A few weeks ago, I had a dream that the world was ending.
I was sitting in an apartment building with my family, watching the rain pummel our windows. Outside, the town was starting to fill with water. I learned that epic floods were going to cover the world.
Hundreds of people were already walking up the muddy hillside out of town. Cars had been abandoned by the side of the road, and several were already flooded out in the streets below us.
I realized that we had two or three days, tops, before we were going to die. Somehow I knew (with all that awful inevitable knowing that dreams provide us) there was nowhere safe for us to go.
I remember thinking, “I have to decide how I want to die.” Then, with horror, “What about my child? What about this precious little person I have sworn to protect and love with every ounce of my being and breath in my body? What can I do, knowing I cannot protect him from the inevitable death that awaits us?”
When I woke up, I was relieved to say the least.
I was also thinking clearly.
For the first time in what felt like a long time, my brain wasn’t filled with the flotsam and jetsam of daily concerns.
I wasn’t consumed with petty annoyances or debating minor decisions about my household and business functioning.
I was clear as a bell ringing through fresh spring air on the very few things that matter to me.
My family.
My body.
My wonder.
My joy.
My clients and the people I reach with the spirit and tools that move through me. The ones who are served to live and work with greater wonder, and joy, and love.
I lay in bed that morning with the visceral sensation of how truly precious my life is. How vast and rich, and how absurdly easy it is to take for granted.
You wake up from a dream like that, and you can’t help but focus on what matters. Because the dream wasn’t real—but death is.
Part of the reason I’m so passionate about helping other people say yes to what they truly want, and giving them permission and strategies to pursue and do the stuff that lights them up, is because I have such a fine-tuned awareness of how fragile life can be.
Don’t get me wrong–life is fierce as well as fragile. In difficult moments, on challenging days, it’s easy to feel like life is a champion boxer and you’re getting your ass pounded into the ground.
Some days, life really is about surviving. But more often than not, we can thrive.

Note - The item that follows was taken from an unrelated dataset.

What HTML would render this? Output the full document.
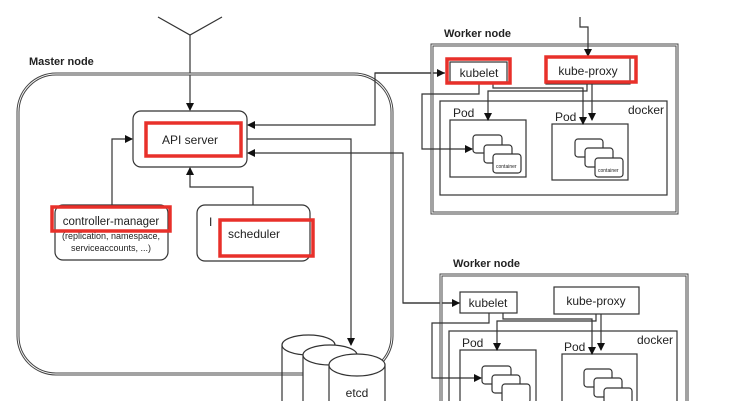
<!DOCTYPE html>
<html><head><meta charset="utf-8"><style>
html,body{margin:0;padding:0;background:#fff}
svg{display:block}
text{font-family:"Liberation Sans",sans-serif;fill:#222}
</style></head><body>
<svg width="745" height="418" viewBox="0 0 745 418" xmlns="http://www.w3.org/2000/svg">
<defs>
<marker id="a" markerWidth="8" markerHeight="8" refX="7" refY="4" orient="auto" markerUnits="userSpaceOnUse"><path d="M0,0 L8,4 L0,8 z" fill="#111"/></marker>
</defs>
<g fill="none" stroke="#333" stroke-width="1.2">
<!-- top triangle -->
<path d="M158,17 L190,35 L222,17"/>
<line x1="190" y1="35" x2="190" y2="110" marker-end="url(#a)"/>
<!-- master -->
<rect x="18" y="74" width="374" height="300" rx="38" stroke-width="3" stroke="#444"/>
<rect x="18" y="74" width="374" height="300" rx="38" stroke-width="1" stroke="#fff"/>
<rect x="133" y="111" width="114" height="56" rx="8"/>
<rect x="55" y="205" width="113" height="55" rx="8"/>
<rect x="197" y="205" width="113" height="56" rx="8"/>
<path d="M112,205 V139 H132" marker-end="url(#a)"/>
<path d="M253,205 V187 H190 V168" marker-end="url(#a)"/>
<path d="M445,73 H375 V125 H248" marker-end="url(#a)"/>
<path d="M375,73 H444" marker-end="url(#a)"/>
<path d="M460,303 H403 V153 H248" marker-end="url(#a)"/>
<path d="M403,303 H459" marker-end="url(#a)"/>
<path d="M247,139 H351 V345" marker-end="url(#a)"/>
<!-- worker 1 -->
<rect x="432" y="45" width="245" height="168" stroke-width="3" stroke="#444"/>
<rect x="432" y="45" width="245" height="168" stroke-width="1" stroke="#fff"/>
<rect x="450" y="62" width="57" height="20"/>
<rect x="546" y="57" width="84" height="27"/>
<rect x="440" y="101" width="227" height="94"/>
<rect x="450" y="120" width="76" height="57"/>
<rect x="552" y="124" width="76" height="56"/>
<rect x="473" y="135" width="29" height="18" rx="3" fill="#fff"/>
<rect x="484" y="145" width="28" height="18" rx="3" fill="#fff"/>
<rect x="493" y="154" width="28" height="19" rx="3" fill="#fff"/>
<rect x="575" y="139" width="28" height="18" rx="3" fill="#fff"/>
<rect x="585" y="148" width="28" height="19" rx="3" fill="#fff"/>
<rect x="595" y="158" width="28" height="19" rx="3" fill="#fff"/>
<path d="M479,82 V94 H422 V149 H472" marker-end="url(#a)"/>
<path d="M493,82 V88 H583 V124" marker-end="url(#a)"/>
<path d="M587,84 V91 H488 V120" marker-end="url(#a)"/>
<path d="M592,84 V120" marker-end="url(#a)"/>
<path d="M580,17 V27 H588 V56" marker-end="url(#a)"/>
<!-- worker 2 -->
<rect x="441" y="275" width="246" height="160" stroke-width="3" stroke="#444"/>
<rect x="441" y="275" width="246" height="160" stroke-width="1" stroke="#fff"/>
<rect x="460" y="292" width="57" height="21"/>
<rect x="554" y="287" width="85" height="27"/>
<rect x="449" y="331" width="228" height="100"/>
<rect x="460" y="350" width="76" height="80"/>
<rect x="562" y="354" width="75" height="80"/>
<rect x="482" y="366" width="29" height="18" rx="3" fill="#fff"/>
<rect x="492" y="375" width="28" height="18" rx="3" fill="#fff"/>
<rect x="502" y="384" width="28" height="19" rx="3" fill="#fff"/>
<rect x="584" y="369" width="28" height="18" rx="3" fill="#fff"/>
<rect x="594" y="378" width="28" height="19" rx="3" fill="#fff"/>
<rect x="604" y="388" width="28" height="19" rx="3" fill="#fff"/>
<path d="M489,313 V323 H432 V378 H481" marker-end="url(#a)"/>
<path d="M503,313 V319 H592 V354" marker-end="url(#a)"/>
<path d="M596,314 V321 H497 V350" marker-end="url(#a)"/>
<path d="M601,314 V350" marker-end="url(#a)"/>
<!-- etcd -->
<path d="M282,345 V420 M335,345 V420" />
<ellipse cx="308.5" cy="345" rx="26.5" ry="10" fill="#fff"/>
<path d="M303,355 V420 H357 V355 Z" fill="#fff"/>
<ellipse cx="330" cy="355" rx="27" ry="10" fill="#fff"/>
<path d="M329,365 V420 H385 V365 Z" fill="#fff"/>
<ellipse cx="357" cy="365" rx="28" ry="11" fill="#fff"/>
</g>
<rect x="0" y="401" width="745" height="17" fill="#fff"/>
<!-- red highlights -->
<g fill="none" stroke="#e8302a" stroke-width="3.5">
<rect x="146" y="123" width="95" height="33"/>
<rect x="52" y="207" width="118" height="24"/>
<rect x="220" y="220" width="93" height="36"/>
<rect x="447" y="59" width="63" height="24"/>
<rect x="546" y="57" width="90" height="25"/>
</g>
<g font-size="12">
<text x="29" y="65" font-weight="bold" font-size="11">Master node</text>
<text x="444" y="37" font-weight="bold" font-size="11">Worker node</text>
<text x="453" y="267" font-weight="bold" font-size="11">Worker node</text>
<text x="190" y="144" text-anchor="middle">API server</text>
<text x="111" y="225" text-anchor="middle" font-size="11.5">controller-manager</text>
<text x="111" y="239" text-anchor="middle" font-size="9">(replication, namespace,</text>
<text x="111" y="251" text-anchor="middle" font-size="9">serviceaccounts, ...)</text>
<text x="254" y="238" text-anchor="middle">scheduler</text>
<text x="479" y="77" text-anchor="middle">kubelet</text>
<text x="588" y="75" text-anchor="middle">kube-proxy</text>
<text x="488" y="307" text-anchor="middle">kubelet</text>
<text x="596" y="305" text-anchor="middle">kube-proxy</text>
<text x="453" y="117">Pod</text>
<text x="555" y="121">Pod</text>
<text x="628" y="114">docker</text>
<text x="462" y="347">Pod</text>
<text x="564" y="351">Pod</text>
<text x="637" y="344">docker</text>
<text x="357" y="397" text-anchor="middle">etcd</text>
</g>
<g font-size="5" fill="#555">
<text x="496" y="168">container</text><text x="598" y="172">container</text>
</g>
<text x="209" y="226" font-size="12" fill="#333">I</text>
</svg>
</body></html>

If you’ve found yourself getting caught up in the doldrums, feeling fresh out of hope or drummed down into darkness by fear, perceived shortcomings, or failed attempts at greatness, here’s my best advice for you:
Remember why you started—and find the proof that you’ve already made it.
Enjoy the hell out of where you already are and what you’ve already done.
Celebrate yourself for all the wealth you’ve created, all the lives you’ve changed, all the beautiful, messy, human delights you experience on a daily basis.
Start with the question: Why are you in business?
Did you choose this path so you could provide for your family with no ceiling on your earning potential?
Did you do it so you could free yourself from the limitations of employers and managers and create a work day or schedule that fits with your life?
Did you do it just to prove to yourself or someone else that a person like you, with your skills and talents, could earn a living with your gifts?
Know the endgame that got you moving in the first place. And recognize that you’ve likely already eclipsed the big dreams you had when you started.
When you acknowledge what success looks like for you—not just now but from when you started—you can revisit that metric often and CHOOSE to see all the ways you already measure up.
You wanted to make money and provide for your family? You’ve got receipts to prove it.
You wanted to impact your clients’ lives for the better? Re-read those testimonials.
You wanted to showcase your gifts out in public? Congratulations, they’re part of what makes your professional reputation superb.
Whatever you wanted to achieve or create by starting this business, you can have it. And you can have it RIGHT NOW.
You can savor, taste, and experience the wins you’ve already landed in your life.
But you CAN’T do it when you’re so busy gunning for more that you fail to acknowledge what you’ve already achieved.
More is a trap. More is the carrot on the end of the stick that’s dangling just out of reach, just beyond your grasp.
More is the slippery slope and quicksand of consumer culture that says where you are doesn’t matter, where you are isn’t enough.
I’m here to interrupt this pattern and tell you: Where you are is PERFECT.
You are exactly where you need to be to taste the sweet fruits of the amazing career and life you’ve already created.
It’s counter-culture to slow down and inhale. To breathe deliberately and slowly.
It goes against the grain to pause and get present and savor the wins you’ve already achieved.
But don’t let your work ethic and the fun of getting shit done hijack the bone-deep fulfillment you stand to receive.
Give yourself the gift of remembering why you’re doing any of this in the first place. Say yes to the ways you’ve already achieved it.
Then take a step back and just…enjoy yourself for a while.
In the end, this is the stuff you’ll cherish. Time spent with your loved ones, the giving of your gifts.
You’ve already built an incredible life. So go ahead and live it.